In this case, defendant does not dispute that the anonymous tip justified a level II inquiry and that a level III seizure was justified once defendant began to run in response to the sergeant's command to stop (see People v Moore, 6 NY3d at 500-501 [an anonymous tip, together with suspicious conduct like flight justifies a level III stop and frisk]). However, defendant contends that, even before he fled, the sergeant was conducting an unlawful level III seizure because he was drawing his gun as he called on defendant to stop. Defendant points out that, on direct examination during the hearing, the sergeant did not mention drawing his gun, but on cross-examination he testified that he may have drawn his gun as he was exiting the car. Defendant argues that the "only fair inference is that [the sergeant] was drawing his gun as he issued his forceful command to . . . stop."

However, defendant's interpretation of the record is untenable. During the hearing, the sergeant testified that when he directed defendant to "stop," he had his hand on the door handle "ready to jump out or stay in the car." The sergeant further testified as follows: "Q. At what point did you draw your gun? "A. When the defendant started run [sic] away from me. "Q. As you exited the car, did you have your hand on your gun holding it? "A. Well, I am right handed. I would open the door with my right land [sic], and when I exited the car it was almost—like I said it all kind of happened at the same time. I would have reached for my gun, which would have been on the right side, and I had it out. I took it out at that point. [*3]"Q. So it all happen [sic] pretty quickly after you exited the vehicle? "A. Well, he—yeah, it was all pretty much simultaneous when he started running, and when I exited the vehicle. It was within a split second of each other."

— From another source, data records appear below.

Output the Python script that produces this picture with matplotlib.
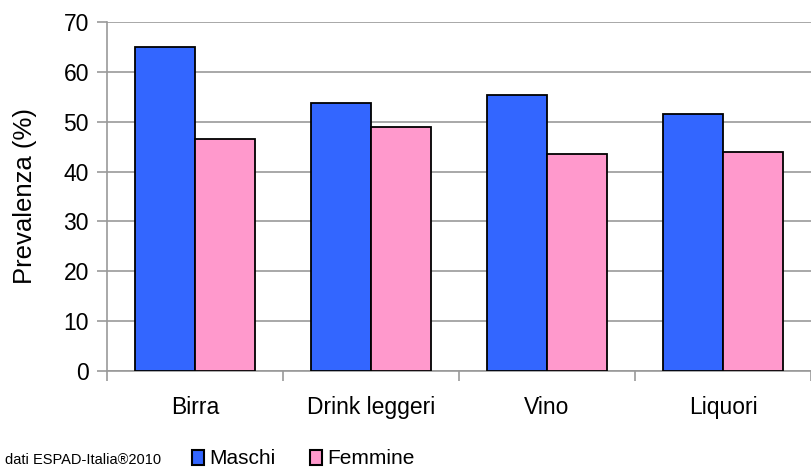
import matplotlib.pyplot as plt
import numpy as np
from matplotlib.patches import Rectangle

plt.rcParams['font.family'] = ['Liberation Sans', 'DejaVu Sans']

categories = ["Birra", "Drink leggeri", "Vino", "Liquori"]
maschi = [65.0, 53.8, 55.4, 51.5]
femmine = [46.5, 48.9, 43.5, 43.9]
series_names = ["Maschi", "Femmine"]
colors = ["#3366ff", "#ff99cc"]


def plot_prevalenza():
    fig = plt.figure(figsize=(8.11, 4.68), dpi=100)
    ax = fig.add_axes([107 / 811, 1 - 371 / 468, 704 / 811, 349 / 468])

    x = np.arange(len(categories))
    w = 0.34
    ax.bar(x - w / 2, maschi, w, color=colors[0], edgecolor="black", linewidth=1.3, zorder=3)
    ax.bar(x + w / 2, femmine, w, color=colors[1], edgecolor="black", linewidth=1.3, zorder=3)

    ax.set_xlim(-0.5, len(categories) - 0.5)
    ax.set_ylim(0, 70)
    ax.set_yticks(range(0, 71, 10))
    ax.yaxis.grid(True, color="#999999", linewidth=1.2, zorder=0)
    ax.set_axisbelow(True)

    ax.set_xticks(x)
    ax.set_xticklabels(categories, fontsize=16.5)
    ax.tick_params(axis="x", length=0, pad=18)
    ax.set_xticks(np.arange(len(categories) + 1) - 0.5, minor=True)
    ax.tick_params(axis="x", which="minor", length=7, color="#999999", width=1.2)
    ax.tick_params(axis="y", labelsize=16.5, length=7, color="#999999", width=1.2, pad=6)

    for s in ["top", "right"]:
        ax.spines[s].set_visible(False)
    for s in ["left", "bottom"]:
        ax.spines[s].set_color("#999999")
        ax.spines[s].set_linewidth(1.2)

    ax.set_ylabel("Prevalenza (%)", fontsize=18.5, labelpad=19)

    # legend at the bottom
    fig.text(5 / 811, 1 - 464 / 468, "dati ESPAD-Italia®2010", fontsize=10.5,
             va="baseline")
    for i, (name, c) in enumerate(zip(series_names, colors)):
        x0 = [192, 310][i]
        fig.patches.append(Rectangle((x0 / 811, 1 - 465 / 468), 12 / 811, 15 / 468,
                                     transform=fig.transFigure, facecolor=c,
                                     edgecolor="black", linewidth=1.5))
        fig.text((x0 + 17) / 811, 1 - 464 / 468, name, fontsize=15,
                 va="baseline")

    fig.savefig("out.png", dpi=100)


if __name__ == "__main__":
    plot_prevalenza()
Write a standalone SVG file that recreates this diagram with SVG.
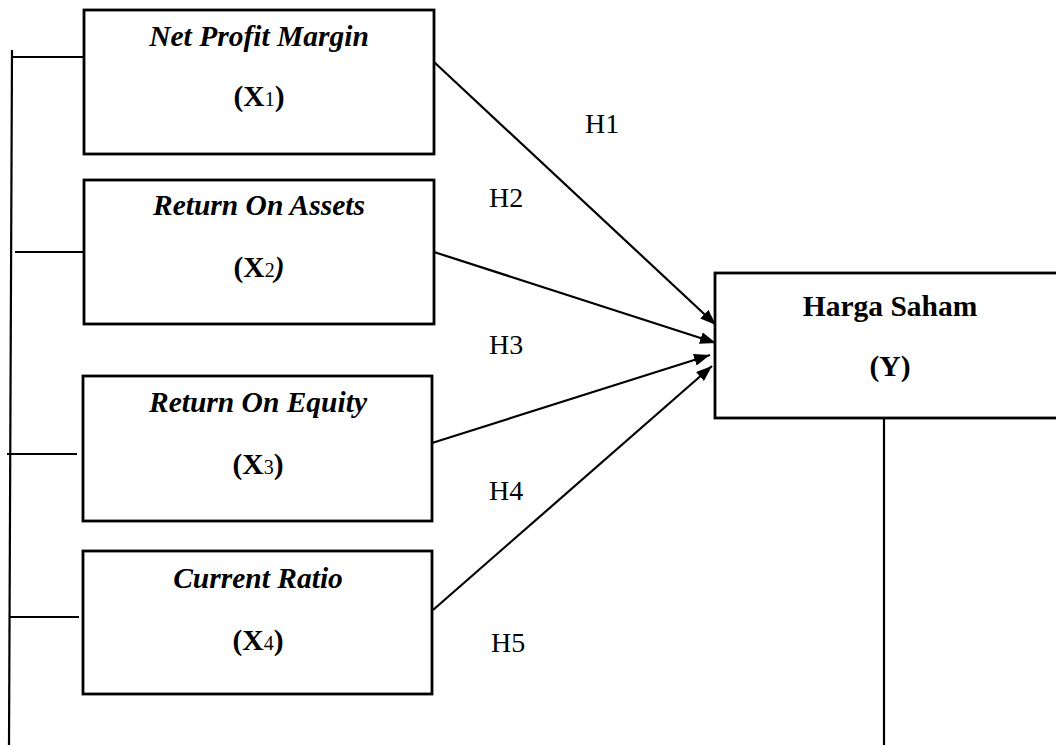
<svg xmlns="http://www.w3.org/2000/svg" width="1056" height="745" viewBox="0 0 1056 745">
<style>
.box{fill:#fff;stroke:#000;stroke-width:2.8}
.ln{stroke:#000;stroke-width:2.2;fill:none}
text{font-family:'Liberation Serif','DejaVu Serif',serif;font-size:28px;fill:#000}
.t{text-anchor:middle;font-size:29.5px}
.bi{font-weight:bold;font-style:italic}
.b{font-weight:bold}
.sub{font-size:20px;font-weight:normal}
</style>
<defs>
<marker id="arr" viewBox="0 0 16 12" refX="16" refY="6" markerWidth="16" markerHeight="12" markerUnits="userSpaceOnUse" orient="auto">
<path d="M0,0 L16,6 L0,12 Z" fill="#000"/>
</marker>
</defs>
<rect width="1056" height="745" fill="#fff"/>
<g id="connectors">
<line class="ln" x1="12" y1="50" x2="9" y2="745"/>
<line class="ln" x1="12" y1="57" x2="84" y2="57"/>
<line class="ln" x1="15" y1="252" x2="84" y2="252"/>
<line class="ln" x1="7" y1="454" x2="77" y2="454"/>
<line class="ln" x1="10" y1="617" x2="79" y2="617"/>
<line class="ln" x1="884" y1="418" x2="884" y2="745"/>
<line class="ln" x1="434" y1="62" x2="716" y2="325" marker-end="url(#arr)"/>
<line class="ln" x1="434" y1="252" x2="716" y2="343" marker-end="url(#arr)"/>
<line class="ln" x1="432" y1="443" x2="710" y2="355" marker-end="url(#arr)"/>
<line class="ln" x1="433" y1="610" x2="712" y2="366" marker-end="url(#arr)"/>
<text x="585" y="133">H1</text>
<text x="489" y="207">H2</text>
<text x="489" y="354">H3</text>
<text x="489" y="500">H4</text>
<text x="491" y="652">H5</text>
</g>
<g id="x1">
<rect class="box" x="84" y="10" width="350" height="144"/>
<text class="t bi" x="259" y="46">Net Profit Margin</text>
<text class="t b" x="259" y="106">(X<tspan class="sub">1</tspan>)</text>
</g>
<g id="x2">
<rect class="box" x="84" y="180" width="350" height="144"/>
<text class="t bi" x="259" y="215">Return On Assets</text>
<text class="t b" x="259" y="277">(X<tspan class="sub">2</tspan><tspan font-style="italic">)</tspan></text>
</g>
<g id="x3">
<rect class="box" x="83" y="376" width="349" height="145"/>
<text class="t bi" x="258" y="412">Return On Equity</text>
<text class="t b" x="258" y="474">(X<tspan class="sub">3</tspan>)</text>
</g>
<g id="x4">
<rect class="box" x="83" y="551" width="349" height="143"/>
<text class="t bi" x="258" y="588">Current Ratio</text>
<text class="t b" x="258" y="650">(X<tspan class="sub">4</tspan>)</text>
</g>
<g id="y">
<rect class="box" x="715" y="273" width="345" height="145"/>
<text class="t b" x="890" y="316">Harga Saham</text>
<text class="t b" x="890" y="376">(Y)</text>
</g>
</svg>
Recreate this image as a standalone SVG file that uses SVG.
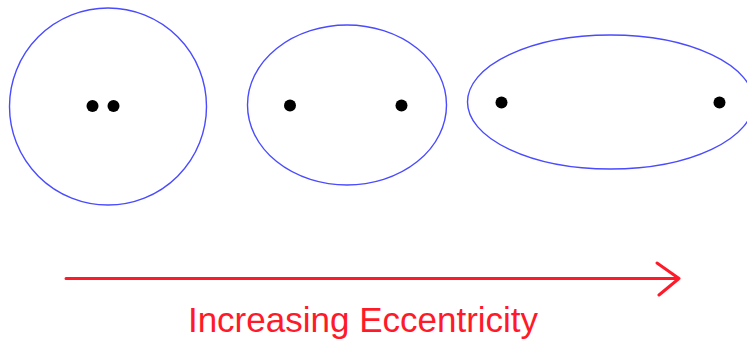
<svg xmlns="http://www.w3.org/2000/svg" width="747" height="342" viewBox="0 0 747 342">
<style>
.orbit{fill:none;stroke:#4a4aff;stroke-width:1.4}
.focus{fill:#000}
.arrow{fill:none;stroke:#ff1a2a;stroke-width:3;stroke-linecap:round;stroke-linejoin:round}
.label{font-family:"Liberation Sans",Arial,sans-serif;font-size:35px;fill:#ff1a2a}
</style>
<rect width="747" height="342" fill="#fff"/>
<g id="ellipse1">
<ellipse class="orbit" cx="108" cy="106.5" rx="98.5" ry="98.5"/>
<circle class="focus" cx="92.5" cy="106" r="6"/>
<circle class="focus" cx="113.5" cy="106" r="6"/>
</g>
<g id="ellipse2">
<ellipse class="orbit" cx="347" cy="105" rx="99.5" ry="80"/>
<circle class="focus" cx="290" cy="105.5" r="6"/>
<circle class="focus" cx="401.5" cy="105.5" r="6"/>
</g>
<g id="ellipse3">
<ellipse class="orbit" cx="610.5" cy="102" rx="143" ry="67"/>
<circle class="focus" cx="501.5" cy="102.5" r="6"/>
<circle class="focus" cx="719.5" cy="102.5" r="6"/>
</g>
<g id="connectors">
<path class="arrow" d="M66 278.5 H679 M657 263 L679 278.5 L659 295"/>
</g>
<text class="label" x="363" y="332" text-anchor="middle">Increasing Eccentricity</text>
</svg>
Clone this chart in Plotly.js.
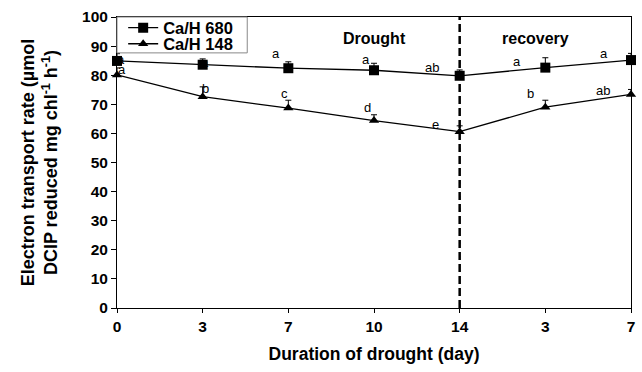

Contrary to defendant's argument, the sergeant did not testify that he drew his gun as he was exiting the car. As the sergeant explained, because he is right-handed, he could not have drawn his weapon until after he exited the car and let go of the door handle. Nothing in this testimony indicates that the sergeant drew his gun before defendant started to run. Thus, the sequence of events described by the sergeant supports the hearing court's finding that defendant's "flight commenced before [the sergeant] drew his pistol."

The credibility findings of a hearing court are accorded great deference and will not be disturbed unless a police officer's testimony is "manifestly untrue, physically impossible, contrary to experience, or self-contradictory" (People v Rosario, 275 AD2d 224, 225 [2000], lv denied 95 NY2d 938 [2000] [internal quotation marks omitted]; see also People v Morales, 210 AD2d 173 [1994]). Because there is no indication that the sergeant's testimony about when he drew his gun was in any way incredible, we affirm. Concur—Mazzarelli, J.P., Andrias, Friedman, Catterson and Freedman, JJ.